Copy out the listing that follows, exactly, without its pictures.
[START]
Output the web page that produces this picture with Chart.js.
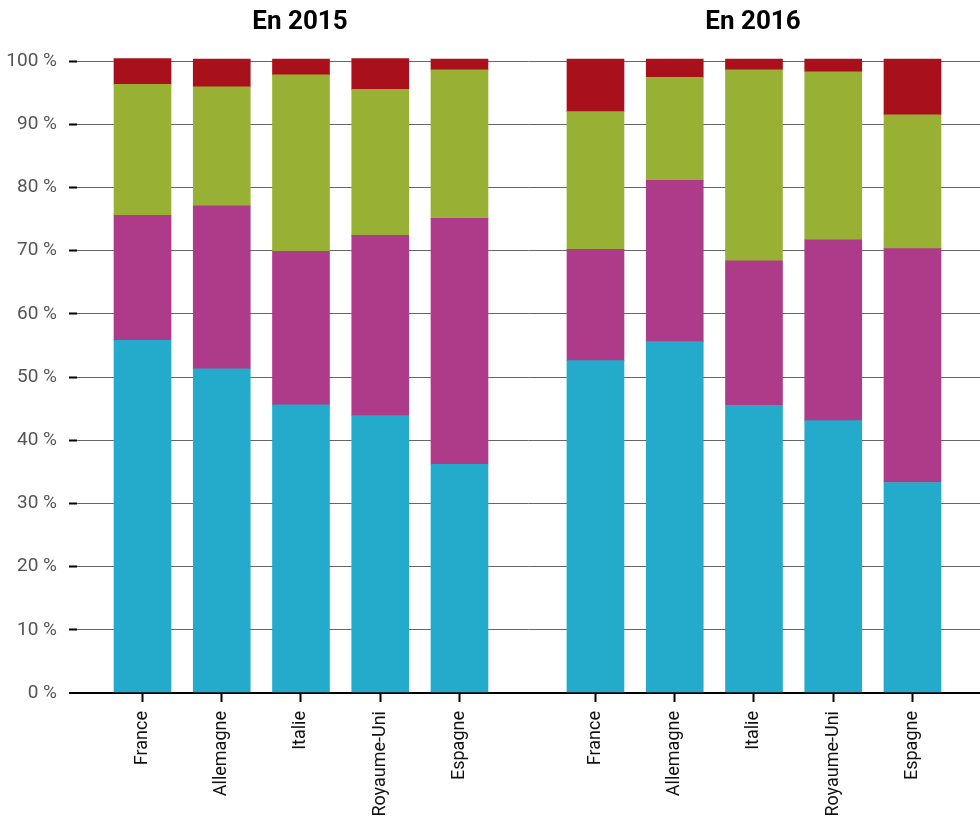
<!DOCTYPE html>
<html>
<head>
<meta charset="utf-8">
<script src="https://cdn.jsdelivr.net/npm/chart.js@4.4.1/dist/chart.umd.min.js"></script>
<style>
  html, body { margin: 0; padding: 0; background: #ffffff; }
  #wrap { width: 980px; height: 821px; position: relative; }
</style>
</head>
<body>
<div id="wrap"><canvas id="c" width="980" height="821"></canvas></div>
<script>
// ---- Data ----
const groups = ['En 2015', 'En 2016'];
const countries = ['France', 'Allemagne', 'Italie', 'Royaume-Uni', 'Espagne'];
const yTicks = [0, 10, 20, 30, 40, 50, 60, 70, 80, 90, 100];

// values in %, order: 2015 (5 countries) then 2016 (5 countries)
const serieBleue  = [55.8, 51.3, 45.6, 43.9, 36.2,   52.6, 55.6, 45.5, 43.1, 33.3];
const serieViolet = [19.8, 25.8, 24.3, 28.5, 38.9,   17.6, 25.5, 22.9, 28.6, 37.0];
const serieVerte  = [20.7, 18.8, 27.9, 23.1, 23.5,   21.8, 16.3, 30.2, 26.6, 21.2];
const serieRouge  = [ 4.1,  4.4,  2.5,  4.9,  1.7,    8.3,  2.9,  1.7,  2.0,  8.8];

// ---- Layout constants (not data) ----
const GROUP_OFFSET = 5.716;   // distance between first bars of the two groups, in bar slots
const FONT = "Roboto, 'Liberation Sans', sans-serif";

// positions of each bar on the linear x scale, built from the category arrays
const xPos = [];
const xLabels = [];
groups.forEach((g, gi) => {
  countries.forEach((c, ci) => {
    xPos.push(gi * GROUP_OFFSET + ci);
    xLabels.push(c);
  });
});

function toPoints(arr) { return arr.map((v, i) => ({ x: xPos[i], y: v })); }

const colors = ['#24aacb', '#ae3a8a', '#98b034', '#a8101c'];
const series = [serieBleue, serieViolet, serieVerte, serieRouge];

const groupTitles = {
  id: 'groupTitles',
  afterDraw(chart) {
    const ctx = chart.ctx;
    const xs = chart.scales.x;
    ctx.save();
    ctx.font = "bold 26px " + FONT;
    ctx.fillStyle = '#000';
    ctx.textAlign = 'center';
    ctx.textBaseline = 'middle';
    groups.forEach((g, gi) => {
      const first = xPos[gi * countries.length];
      const last = xPos[gi * countries.length + countries.length - 1];
      ctx.fillText(g, xs.getPixelForValue((first + last) / 2) - 1, 22);
    });
    ctx.restore();
  }
};

new Chart(document.getElementById('c'), {
  type: 'bar',
  data: {
    datasets: series.map((s, i) => ({
      data: toPoints(s),
      backgroundColor: colors[i],
      borderWidth: 0,
      stack: 'all',
      clip: false,
      barThickness: 57
    }))
  },
  options: {
    responsive: false,
    animation: false,
    layout: { padding: { top: 61, right: 0, left: 0, bottom: 0 } },
    plugins: { legend: { display: false }, tooltip: { enabled: false }, title: { display: false } },
    scales: {
      x: {
        type: 'linear',
        offset: false,
        min: -0.8265,
        max: 10.568,
        border: { display: true, color: '#000', width: 2 },
        grid: { display: true, offset: false, drawOnChartArea: false, drawTicks: true, tickLength: 9, tickColor: '#000', tickWidth: 2 },
        afterBuildTicks(scale) { scale.ticks = xPos.map(v => ({ value: v })); },
        afterFit(scale) { scale.height = 128; },
        ticks: {
          autoSkip: false,
          maxRotation: 90,
          minRotation: 90,
          padding: 9,
          color: '#111',
          font: { family: FONT, size: 18 },
          callback: (v, i) => xLabels[i]
        }
      },
      y: {
        stacked: true,
        min: 0,
        max: 100,
        border: { display: false },
        afterBuildTicks(scale) { scale.ticks = yTicks.map(v => ({ value: v })); },
        afterFit(scale) { scale.width = 77; },
        grid: {
          color: (c) => (c.tick && c.tick.value === 0) ? '#000' : '#666',
          lineWidth: (c) => (c.tick && c.tick.value === 0) ? 2 : 1,
          tickLength: 8,
          tickColor: '#000',
          tickWidth: 2
        },
        ticks: {
          padding: 12,
          color: '#555',
          font: { family: FONT, size: 19 },
          callback: (v) => v + ' %'
        }
      }
    }
  },
  plugins: [groupTitles]
});
</script>
</body>
</html>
[END]
Worked answer =>
Output the web page that produces this picture with Chart.js.
<!DOCTYPE html>
<html>
<head>
<meta charset="utf-8">
<script src="https://cdn.jsdelivr.net/npm/chart.js@4.4.1/dist/chart.umd.min.js"></script>
<style>
  html, body { margin: 0; padding: 0; background: #ffffff; }
  #wrap { width: 980px; height: 821px; position: relative; }
</style>
</head>
<body>
<div id="wrap"><canvas id="c" width="980" height="821"></canvas></div>
<script>
// ---- Data ----
const groups = ['En 2015', 'En 2016'];
const countries = ['France', 'Allemagne', 'Italie', 'Royaume-Uni', 'Espagne'];
const yTicks = [0, 10, 20, 30, 40, 50, 60, 70, 80, 90, 100];

// values in %, order: 2015 (5 countries) then 2016 (5 countries)
const serieBleue  = [55.8, 51.3, 45.6, 43.9, 36.2,   52.6, 55.6, 45.5, 43.1, 33.3];
const serieViolet = [19.8, 25.8, 24.3, 28.5, 38.9,   17.6, 25.5, 22.9, 28.6, 37.0];
const serieVerte  = [20.7, 18.8, 27.9, 23.1, 23.5,   21.8, 16.3, 30.2, 26.6, 21.2];
const serieRouge  = [ 4.1,  4.4,  2.5,  4.9,  1.7,    8.3,  2.9,  1.7,  2.0,  8.8];

// ---- Layout constants (not data) ----
const GROUP_OFFSET = 5.716;   // distance between first bars of the two groups, in bar slots
const FONT = "Roboto, 'Liberation Sans', sans-serif";

// positions of each bar on the linear x scale, built from the category arrays
const xPos = [];
const xLabels = [];
groups.forEach((g, gi) => {
  countries.forEach((c, ci) => {
    xPos.push(gi * GROUP_OFFSET + ci);
    xLabels.push(c);
  });
});

function toPoints(arr) { return arr.map((v, i) => ({ x: xPos[i], y: v })); }

const colors = ['#24aacb', '#ae3a8a', '#98b034', '#a8101c'];
const series = [serieBleue, serieViolet, serieVerte, serieRouge];

const groupTitles = {
  id: 'groupTitles',
  afterDraw(chart) {
    const ctx = chart.ctx;
    const xs = chart.scales.x;
    ctx.save();
    ctx.font = "bold 26px " + FONT;
    ctx.fillStyle = '#000';
    ctx.textAlign = 'center';
    ctx.textBaseline = 'middle';
    groups.forEach((g, gi) => {
      const first = xPos[gi * countries.length];
      const last = xPos[gi * countries.length + countries.length - 1];
      ctx.fillText(g, xs.getPixelForValue((first + last) / 2) - 1, 22);
    });
    ctx.restore();
  }
};

new Chart(document.getElementById('c'), {
  type: 'bar',
  data: {
    datasets: series.map((s, i) => ({
      data: toPoints(s),
      backgroundColor: colors[i],
      borderWidth: 0,
      stack: 'all',
      clip: false,
      barThickness: 57
    }))
  },
  options: {
    responsive: false,
    animation: false,
    layout: { padding: { top: 61, right: 0, left: 0, bottom: 0 } },
    plugins: { legend: { display: false }, tooltip: { enabled: false }, title: { display: false } },
    scales: {
      x: {
        type: 'linear',
        offset: false,
        min: -0.8265,
        max: 10.568,
        border: { display: true, color: '#000', width: 2 },
        grid: { display: true, offset: false, drawOnChartArea: false, drawTicks: true, tickLength: 9, tickColor: '#000', tickWidth: 2 },
        afterBuildTicks(scale) { scale.ticks = xPos.map(v => ({ value: v })); },
        afterFit(scale) { scale.height = 128; },
        ticks: {
          autoSkip: false,
          maxRotation: 90,
          minRotation: 90,
          padding: 9,
          color: '#111',
          font: { family: FONT, size: 18 },
          callback: (v, i) => xLabels[i]
        }
      },
      y: {
        stacked: true,
        min: 0,
        max: 100,
        border: { display: false },
        afterBuildTicks(scale) { scale.ticks = yTicks.map(v => ({ value: v })); },
        afterFit(scale) { scale.width = 77; },
        grid: {
          color: (c) => (c.tick && c.tick.value === 0) ? '#000' : '#666',
          lineWidth: (c) => (c.tick && c.tick.value === 0) ? 2 : 1,
          tickLength: 8,
          tickColor: '#000',
          tickWidth: 2
        },
        ticks: {
          padding: 12,
          color: '#555',
          font: { family: FONT, size: 19 },
          callback: (v) => v + ' %'
        }
      }
    }
  },
  plugins: [groupTitles]
});
</script>
</body>
</html>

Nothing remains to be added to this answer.